**Stated goal**
Repeat every line exactly, keeping the pictures out of the copy.

|---|

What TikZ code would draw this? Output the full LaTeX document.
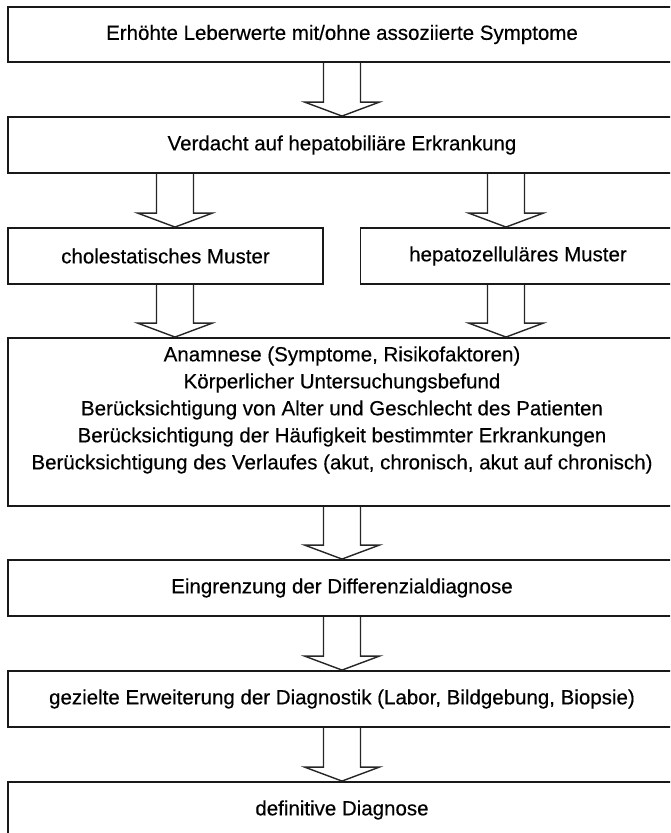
\documentclass[tikz,border=0pt]{standalone}
\usepackage{fontspec}
\setmainfont{Liberation Sans}
\newfontfamily\figfont{Liberation Sans}[FakeBold=0.35]
\newcommand\bigarrow[2]{\draw[barrow] ([xshift=-18.5pt]#1) -- ([xshift=-18.5pt,yshift=14pt]#2) -- ([xshift=-37.5pt,yshift=14pt]#2) -- (#2) -- ([xshift=37.5pt,yshift=14pt]#2) -- ([xshift=18.5pt,yshift=14pt]#2) -- ([xshift=18.5pt]#1);}
\begin{document}
\begin{tikzpicture}[x=1pt,y=-1pt,
  box/.style={draw=black!90, line width=1.9pt, rectangle, inner sep=0pt, text=black,
    font=\figfont\fontsize{20.5}{27}\selectfont, minimum height=56pt},
  wide/.style={box, minimum width=668pt},
  half/.style={box, minimum width=315pt},
  txt/.style={align=center, text=black, font=\figfont\fontsize{20.5}{27}\selectfont, inner sep=0pt},
  barrow/.style={draw=black!85, line width=1.4pt, line join=miter}]
\useasboundingbox (0,0) rectangle (670,833);
\clip (0,0) rectangle (670,833);
\fill[white] (0,0) rectangle (670,833);
\node[wide, minimum height=55pt] (b1) at (342,34.5) {Erhöhte Leberwerte mit/ohne assoziierte Symptome};
\node[wide] (b2) at (342,145) {Verdacht auf hepatobiliäre Erkrankung};
\node[half] (b3) at (165.5,256) {cholestatisches Muster};
\node[half] (b4) at (518,256) {hepatozelluläres Muster};
\node[wide, minimum height=168pt] (b5) at (342,422) {};
\node[txt] (t5) at (342,410) {Anamnese (Symptome, Risikofaktoren)\\Körperlicher Untersuchungsbefund\\Berücksichtigung von Alter und Geschlecht des Patienten\\Berücksichtigung der Häufigkeit bestimmter Erkrankungen\\Berücksichtigung des Verlaufes (akut, chronisch, akut auf chronisch)};
\node[wide] (b6) at (342,588) {Eingrenzung der Differenzialdiagnose};
\node[wide] (b7) at (342,699) {gezielte Erweiterung der Diagnostik (Labor, Bildgebung, Biopsie)};
\node[wide] (b8) at (342,810) {definitive Diagnose};
\coordinate (lx) at (175,0);
\coordinate (rx) at (506,0);
\coordinate (l2) at (lx |- b2.south);
\coordinate (l3) at (lx |- b3.north);
\coordinate (l3s) at (lx |- b3.south);
\coordinate (l5) at (lx |- b5.north);
\coordinate (r2) at (rx |- b2.south);
\coordinate (r4) at (rx |- b4.north);
\coordinate (r4s) at (rx |- b4.south);
\coordinate (r5) at (rx |- b5.north);
\bigarrow{b1.south}{b2.north}
\bigarrow{l2}{l3}
\bigarrow{r2}{r4}
\bigarrow{l3s}{l5}
\bigarrow{r4s}{r5}
\bigarrow{b5.south}{b6.north}
\bigarrow{b6.south}{b7.north}
\bigarrow{b7.south}{b8.north}
\end{tikzpicture}
\end{document}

|---|

**Expected answer**
What TikZ code would draw this? Output the full LaTeX document.
\documentclass[tikz,border=0pt]{standalone}
\usepackage{fontspec}
\setmainfont{Liberation Sans}
\newfontfamily\figfont{Liberation Sans}[FakeBold=0.35]
\newcommand\bigarrow[2]{\draw[barrow] ([xshift=-18.5pt]#1) -- ([xshift=-18.5pt,yshift=14pt]#2) -- ([xshift=-37.5pt,yshift=14pt]#2) -- (#2) -- ([xshift=37.5pt,yshift=14pt]#2) -- ([xshift=18.5pt,yshift=14pt]#2) -- ([xshift=18.5pt]#1);}
\begin{document}
\begin{tikzpicture}[x=1pt,y=-1pt,
  box/.style={draw=black!90, line width=1.9pt, rectangle, inner sep=0pt, text=black,
    font=\figfont\fontsize{20.5}{27}\selectfont, minimum height=56pt},
  wide/.style={box, minimum width=668pt},
  half/.style={box, minimum width=315pt},
  txt/.style={align=center, text=black, font=\figfont\fontsize{20.5}{27}\selectfont, inner sep=0pt},
  barrow/.style={draw=black!85, line width=1.4pt, line join=miter}]
\useasboundingbox (0,0) rectangle (670,833);
\clip (0,0) rectangle (670,833);
\fill[white] (0,0) rectangle (670,833);
\node[wide, minimum height=55pt] (b1) at (342,34.5) {Erhöhte Leberwerte mit/ohne assoziierte Symptome};
\node[wide] (b2) at (342,145) {Verdacht auf hepatobiliäre Erkrankung};
\node[half] (b3) at (165.5,256) {cholestatisches Muster};
\node[half] (b4) at (518,256) {hepatozelluläres Muster};
\node[wide, minimum height=168pt] (b5) at (342,422) {};
\node[txt] (t5) at (342,410) {Anamnese (Symptome, Risikofaktoren)\\Körperlicher Untersuchungsbefund\\Berücksichtigung von Alter und Geschlecht des Patienten\\Berücksichtigung der Häufigkeit bestimmter Erkrankungen\\Berücksichtigung des Verlaufes (akut, chronisch, akut auf chronisch)};
\node[wide] (b6) at (342,588) {Eingrenzung der Differenzialdiagnose};
\node[wide] (b7) at (342,699) {gezielte Erweiterung der Diagnostik (Labor, Bildgebung, Biopsie)};
\node[wide] (b8) at (342,810) {definitive Diagnose};
\coordinate (lx) at (175,0);
\coordinate (rx) at (506,0);
\coordinate (l2) at (lx |- b2.south);
\coordinate (l3) at (lx |- b3.north);
\coordinate (l3s) at (lx |- b3.south);
\coordinate (l5) at (lx |- b5.north);
\coordinate (r2) at (rx |- b2.south);
\coordinate (r4) at (rx |- b4.north);
\coordinate (r4s) at (rx |- b4.south);
\coordinate (r5) at (rx |- b5.north);
\bigarrow{b1.south}{b2.north}
\bigarrow{l2}{l3}
\bigarrow{r2}{r4}
\bigarrow{l3s}{l5}
\bigarrow{r4s}{r5}
\bigarrow{b5.south}{b6.north}
\bigarrow{b6.south}{b7.north}
\bigarrow{b7.south}{b8.north}
\end{tikzpicture}
\end{document}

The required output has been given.